Handling Absolute paths
To see if a path is an absolute path:
>>> from pathlib import Path
>>> Path('/').is_absolute()
# True
>>> Path('..').is_absolute()
# False
You can also extract an absolute path:
>>> from pathlib import Path
>>> print(Path.cwd())
# /home/docs
>>> print(Path('..').resolve())
# /home
Handling Relative paths
You can get a relative path from a starting path to another path.
>>> from pathlib import Path
>>> print(Path('/etc/passwd').relative_to('/'))
# etc/passwd
Path and File validity
Checking if a file/directory exists
from pathlib import Path
>>> Path('.').exists()
# True
>>> Path('setup.py').exists()
# True
>>> Path('/etc').exists()
# True
>>> Path('nonexistentfile').exists()
# False
Checking if a path is a file
>>> from pathlib import Path
>>> Path('setup.py').is_file()
# True
>>> Path('/home').is_file()
# False
>>> Path('nonexistentfile').is_file()
# False
Checking if a path is a directory
>>> from pathlib import Path
>>> Path('/').is_dir()
# True
>>> Path('setup.py').is_dir()
# False
>>> Path('/spam').is_dir()
# False
Getting a file’s size in bytes
>>> from pathlib import Path
>>> stat = Path('/bin/python3.10').stat()

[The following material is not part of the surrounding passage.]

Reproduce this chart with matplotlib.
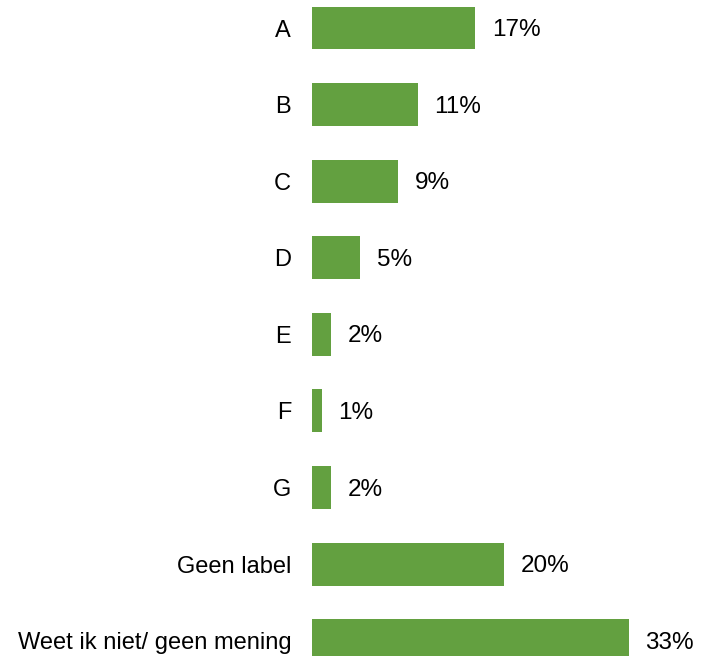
import matplotlib
matplotlib.use('Agg')
import numpy as np
from matplotlib import pyplot as plt

plt.rcParams['font.family'] = ['Liberation Sans', 'DejaVu Sans']

categories = ['A', 'B', 'C', 'D', 'E', 'F', 'G', 'Geen label', 'Weet ik niet/ geen mening']
values = [17, 11, 9, 5, 2, 1, 2, 20, 33]

fig = plt.figure(figsize=(7.03, 6.56), dpi=100)
ax = fig.add_axes([312/703, 0, 391/703, 1])

y = np.arange(len(categories))
bars = ax.barh(y, values, height=0.56, color='#63A040')

ax.set_xlim(0, 391/9.6)
ax.set_ylim(8.2, -0.366)
ax.set_yticks(y)
ax.set_yticklabels(categories, fontsize=17)
ax.tick_params(axis='y', length=0, pad=15)
ax.set_xticks([])
for s in ax.spines.values():
    s.set_visible(False)

# value labels next to bars
for b, v in zip(bars, values):
    ax.annotate(f'{v}%', (b.get_width(), b.get_y() + b.get_height()/2),
                xytext=(12, -1.5), textcoords='offset points',
                va='center', ha='left', fontsize=17.5)

fig.savefig('out.png', dpi=100)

>>> print(stat) # stat contains some other information about the file as well
# os.stat_result(st_mode=33261, st_ino=141087, st_dev=2051, st_nlink=2, st_uid=0,
# --snip--
# st_gid=0, st_size=10024, st_atime=1517725562, st_mtime=1515119809, st_ctime=1517261276)
>>> print(stat.st_size) # size in bytes
# 10024
Listing directories
>>> from pathlib import Path
>>> for f in Path('/usr/bin').iterdir():
... print(f)
...
# ...
# /usr/bin/tiff2rgba
# /usr/bin/iconv
# /usr/bin/ldd
# /usr/bin/cache_restore
# /usr/bin/udiskie
# /usr/bin/unix2dos
# /usr/bin/t1reencode
# /usr/bin/epstopdf
# /usr/bin/idle3
# ...
Directory file sizes
WARNING
Directories themselves also have a size! So, you might want to check for whether a path is a file or directory using the methods in the methods discussed in the above section.
>>> from pathlib import Path
>>> total_size = 0
>>> for sub_path in Path('/usr/bin').iterdir():
... total_size += sub_path.stat().st_size
...
>>> print(total_size)
# 1903178911
Deleting files and folders
Calling
Path.unlink()
will delete the file at path.Calling
Path.rmdir()
will delete the folder at path. This folder must be empty of any files or folders.